Everything started to fall apart as soon as I left the grocery store parking lot.
It was August 2019, and I was driving to lunch with my toddler after dropping my oldest at school. While on the road, I felt a headache come on strong and I started to see double, so I pulled over into a lot in Midtown Atlanta. The rest of the story is an incoherent blur, pieced together through the accounts of witnesses who saw it and family members I don’t remember calling on the phone.
When you have your first-ever seizure, I learned, the aftermath can be a fog. It’s why I inexplicably resumed driving right out of that parking lot after regaining consciousness.
I vaguely remember calling my husband while driving — he was asking me my location and what had happened when SMACK! I side-swiped a semi. But my brain didn’t tell me to stop driving, so I kept on going until a good Samaritan finally pulled up next to me and offered to help.
Aside from the obvious damage to the side of my vehicle, he could see I was driving on three tires and one rim. I’m thankful beyond words to be alive and that my daughter and I were not hurt.
Unfortunately, the news didn’t get better from there.
I’m a breast cancer survivor and thought I had beaten it when I achieved full remission 13 years ago. I thought I had the cancer contained with treatment when it came back in 2018 and spread to my bones, lungs, and liver.
But I never considered that my breast cancer had metastasized into my brain, and it was never discovered by my oncologist because my insurance company refused to pay for the MRI that would allow him to look. Such a test, the underwriters determined, required more evidence for them to authorize. That evidence came in the form of a semi-automatic truck that almost did to me what cancer thus far could not.
It has been four years since I got the diagnosis — metastatic breast cancer — after leaving that grocery store parking lot, and I am still fighting cancer and still surviving.
I used to be a nurse, so I understood what “metastatic” disease meant as soon as I heard the word escape my oncologist’s mouth: The cancer is no longer curable, and I’ll be on some sort of treatment for the rest of my life. But this reality was harder for my family to grasp.
My oldest, Eliana, is nine. My baby, Isabella, is almost six. My husband, Kurt, and I have been married for 13 years. My initial cancer diagnosis was months after our wedding, and he has been a constant source of love and strength. My entire extended family in the area has been so invaluable, incredible, and important to me in this journey.
My daughters know Mommy is sick and that I must go to the doctor every so often for medications and different tests. My youngest is very attached to me because I’ve been her primary caregiver since she was born. She gets frustrated when she has to go stay with Grammy because I have to get my treatment. I try to explain that these medicines are very important to Mommy’s health, so I can be alive and here with her. She understands, but it’s still hard.

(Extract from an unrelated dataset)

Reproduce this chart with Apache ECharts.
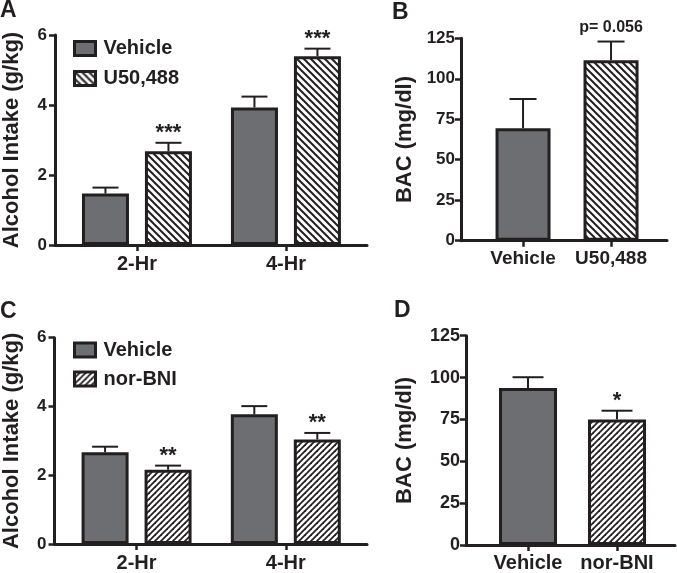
<!DOCTYPE html>
<html><head><meta charset="utf-8">
<script src="https://cdn.jsdelivr.net/npm/echarts@6/dist/echarts.min.js"></script>
<style>html,body{margin:0;padding:0;background:#fff}#c{width:677px;height:573px}</style>
</head><body><div id="c"></div>
<script>
// ---------- data ----------
const catsIntake = ['2-Hr', '4-Hr'];
const intakeTicks = { min: 0, max: 6, interval: 2 };
const bacTicks = { min: 0, max: 125, interval: 25 };

// Panel A
const aVehicleMean = [1.47, 3.93];
const aVehicleSem = [0.17, 0.31];
const aU50Mean = [2.68, 5.39];
const aU50Sem = [0.24, 0.22];
const aVehicleSig = ['', ''];
const aU50Sig = ['***', '***'];

// Panel B
const catsB = ['Vehicle', 'U50,488'];
const bMean = [69.5, 111.5];
const bSem = [18, 11.5];
const bSig = ['', 'p= 0.056'];

// Panel C
const cVehicleMean = [2.67, 3.77];
const cVehicleSem = [0.16, 0.24];
const cNorMean = [2.16, 3.04];
const cNorSem = [0.12, 0.19];
const cVehicleSig = ['', ''];
const cNorSig = ['**', '**'];

// Panel D
const catsD = ['Vehicle', 'nor-BNI'];
const dMean = [93.8, 75.0];
const dSem = [6.4, 5.2];
const dSig = ['', '*'];

// ---------- style ----------
const INK = '#231f20';
const GRAY = '#6d6e71';
const FONT = '"Liberation Sans", Arial, Helvetica, sans-serif';

function hatch(dir, s, lw) {
  const c = document.createElement('canvas');
  c.width = s; c.height = s;
  const g = c.getContext('2d');
  g.fillStyle = '#fff'; g.fillRect(0, 0, s, s);
  g.strokeStyle = INK; g.lineWidth = lw;
  for (let k = -1; k <= 1; k++) {
    g.beginPath();
    if (dir === '\\') { g.moveTo(k * s - 1, -1); g.lineTo(k * s + s + 1, s + 1); }
    else { g.moveTo(k * s + s + 1, -1); g.lineTo(k * s - 1, s + 1); }
    g.stroke();
  }
  return { image: c, repeat: 'repeat' };
}
const HATCH_BACK = hatch('\\', 7, 2);
const HATCH_FWD = hatch('/', 6, 1.8);

const chart = echarts.init(document.getElementById('c'), null, { renderer: 'canvas' });

const grids = [
  { left: 55, top: 35, width: 312, height: 210 },
  { left: 461, top: 38.3, width: 206, height: 202.4 },
  { left: 54.5, top: 337.7, width: 312.5, height: 208.3 },
  { left: 466, top: 335.7, width: 209, height: 209.3 }
];

function xAxis(gi, cats, min, max, fs, margin) {
  return {
    type: 'value', gridIndex: gi, min: min, max: max,
    splitLine: { show: false },
    axisLine: { show: true, onZero: false, lineStyle: { color: INK, width: 3 } },
    axisTick: { show: true, length: 6, customValues: [0, 1], lineStyle: { color: INK, width: 2.5 } },
    axisLabel: { customValues: [0, 1], margin: margin, color: INK, fontSize: fs, fontWeight: 'bold', fontFamily: FONT,
      formatter: v => cats[Math.round(v)] }
  };
}
function yAxis(gi, t, name, gap, fs, margin) {
  return {
    type: 'value', gridIndex: gi, min: t.min, max: t.max, interval: t.interval,
    name: name, nameLocation: 'middle', nameGap: gap, nameRotate: 90,
    nameTextStyle: { color: INK, fontSize: 22, fontWeight: 'bold', fontFamily: FONT },
    splitLine: { show: false },
    axisLine: { show: true, onZero: false, lineStyle: { color: INK, width: 3 } },
    axisTick: { show: true, length: 6, lineStyle: { color: INK, width: 2.5 } },
    axisLabel: { margin: margin, color: INK, fontSize: fs, fontWeight: 'bold', fontFamily: FONT }
  };
}

function bar(name, gi, means, bw, colorFn) {
  return {
    type: 'bar', name: name, xAxisIndex: gi, yAxisIndex: gi,
    barWidth: bw, barGap: '34%',
    itemStyle: { color: colorFn(0), borderColor: INK, borderWidth: 3 },
    data: means.map((m, i) => ({ value: [i, m], itemStyle: { color: colorFn(i) } })),
    z: 2
  };
}

function errs(gi, means, sems, sigs, offset, capW, sigFont, sigLift) {
  return {
    type: 'custom', xAxisIndex: gi, yAxisIndex: gi, z: 5, silent: true,
    encode: { x: 0, y: 1 },
    data: means.map((m, i) => [i, m, sems[i]]),
    renderItem: function (params, api) {
      const x = api.value(0), m = api.value(1), s = api.value(2);
      const p0 = api.coord([x, m]);
      const p1 = api.coord([x, m + s]);
      const cx = p0[0] + offset;
      const ls = { stroke: INK, lineWidth: 2 };
      const children = [
        { type: 'line', shape: { x1: cx, y1: p0[1], x2: cx, y2: p1[1] }, style: ls },
        { type: 'line', shape: { x1: cx - capW / 2, y1: p1[1], x2: cx + capW / 2, y2: p1[1] }, style: ls }
      ];
      const t = sigs[params.dataIndex];
      if (t) children.push({ type: 'text', style: { text: t, x: cx, y: p1[1] - sigLift,
        align: 'center', verticalAlign: 'bottom', fill: INK,
        font: 'bold ' + sigFont + 'px ' + FONT } });
      return { type: 'group', children: children };
    }
  };
}

const barOff = (47 + 16) / 2;
const legendText = { color: INK, fontSize: 20, fontWeight: 'bold', fontFamily: FONT, padding: [0, 0, 0, 3] };

const option = {
  animation: false,
  backgroundColor: '#fff',
  title: [
    { text: 'A', left: 0, top: -1, padding: 0, textStyle: { color: INK, fontSize: 23, fontWeight: 'bold', fontFamily: FONT } },
    { text: 'B', left: 392, top: 1, padding: 0, textStyle: { color: INK, fontSize: 23, fontWeight: 'bold', fontFamily: FONT } },
    { text: 'C', left: 0, top: 300, padding: 0, textStyle: { color: INK, fontSize: 23, fontWeight: 'bold', fontFamily: FONT } },
    { text: 'D', left: 394, top: 299, padding: 0, textStyle: { color: INK, fontSize: 23, fontWeight: 'bold', fontFamily: FONT } }
  ],
  legend: [
    { data: ['Vehicle', 'U50,488'], orient: 'vertical', left: 68, top: 33.5, itemGap: 10,
      itemWidth: 21, itemHeight: 14, icon: 'rect', selectedMode: false,
      itemStyle: { borderColor: INK, borderWidth: 3 }, textStyle: legendText },
    { data: ['Vehicle', 'nor-BNI'], orient: 'vertical', left: 68, top: 335, itemGap: 9,
      itemWidth: 21, itemHeight: 14, icon: 'rect', selectedMode: false,
      itemStyle: { borderColor: INK, borderWidth: 3 }, textStyle: legendText }
  ],
  grid: grids,
  xAxis: [
    xAxis(0, catsIntake, -0.55, 1.544, 20, 9),
    xAxis(1, catsB, -0.705, 1.636, 19, 9),
    xAxis(2, catsIntake, -0.55, 1.544, 20, 9),
    xAxis(3, catsD, -0.697, 1.652, 20, 8)
  ],
  yAxis: [
    yAxis(0, intakeTicks, 'Alcohol Intake (g/kg)', 32, 17, 8),
    yAxis(1, bacTicks, 'BAC (mg/dl)', 45, 17, 6),
    yAxis(2, intakeTicks, 'Alcohol Intake (g/kg)', 31.5, 17, 8),
    yAxis(3, bacTicks, 'BAC (mg/dl)', 50, 18, 6)
  ],
  series: [
    bar('Vehicle', 0, aVehicleMean, 47, () => GRAY),
    bar('U50,488', 0, aU50Mean, 47, () => HATCH_BACK),
    errs(0, aVehicleMean, aVehicleSem, aVehicleSig, -barOff, 26, 22, -1),
    errs(0, aU50Mean, aU50Sem, aU50Sig, barOff, 26, 22, -1),

    bar('B', 1, bMean, 55, i => (i === 0 ? GRAY : HATCH_BACK)),
    errs(1, bMean, bSem, bSig, 0, 27, 16, 6),

    bar('Vehicle', 2, cVehicleMean, 47, () => GRAY),
    bar('nor-BNI', 2, cNorMean, 47, () => HATCH_FWD),
    errs(2, cVehicleMean, cVehicleSem, cVehicleSig, -barOff, 26, 22, -1),
    errs(2, cNorMean, cNorSem, cNorSig, barOff, 26, 22, -1),

    bar('D', 3, dMean, 58, i => (i === 0 ? GRAY : HATCH_FWD)),
    errs(3, dMean, dSem, dSig, 0, 31, 22, -1)
  ]
};
chart.setOption(option);
</script>
</body></html>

I want to be honest with my kids. They’re intuitive, so there’s no pretending. We don’t talk at length about my mortality, but they know I’m fighting for my life. Last month at school, they celebrated Breast Cancer Awareness Day. Everybody had to wear pink, and Eliana told her teacher, “I’m wearing pink for my mommy because she has breast cancer.”
When my daughters are older and remember their mom, I want them to look back on the love, the lessons, and the quality time we had together. I want them to remember that I was a fighter, savoring every moment we got to spend together in this precious life. Staying busy for them helps keep me going.
Everyone battling metastatic breast cancer (MBC) needs support from people who truly understand this journey.
I found that community of survivors on Instagram through Every Day for MBC.
Sometimes I am tired of holding it all together, and I can let it go with other people who truly get what I’m going through. Sometimes it’s a relief to get those feelings out and express that life is hard.
But most of my posts aren’t like that. I talk about my experiences and a flood of questions come. I use my medical background to do my best to answer them. Some women are inspired. Others, who are about to go through it themselves, are comforted. Those who haven’t heard about it appreciate learning more.
On Every Day for MBC, we don’t have to be strong at any given moment; we just get to be ourselves. Most importantly, we listen and offer knowing, loving understanding. It’s good to have a space online to help me stay strong so I can keep going and keep fighting for my girls, my husband, my family — and myself.
Tiffany Kinkead is a 38-year-old wife, mother, Registered Nurse turned stay-at-home mom, and a metastatic breast cancer thriver. Tiffany is an advocate for herself, for her family, and for other women navigating their breast cancer journey.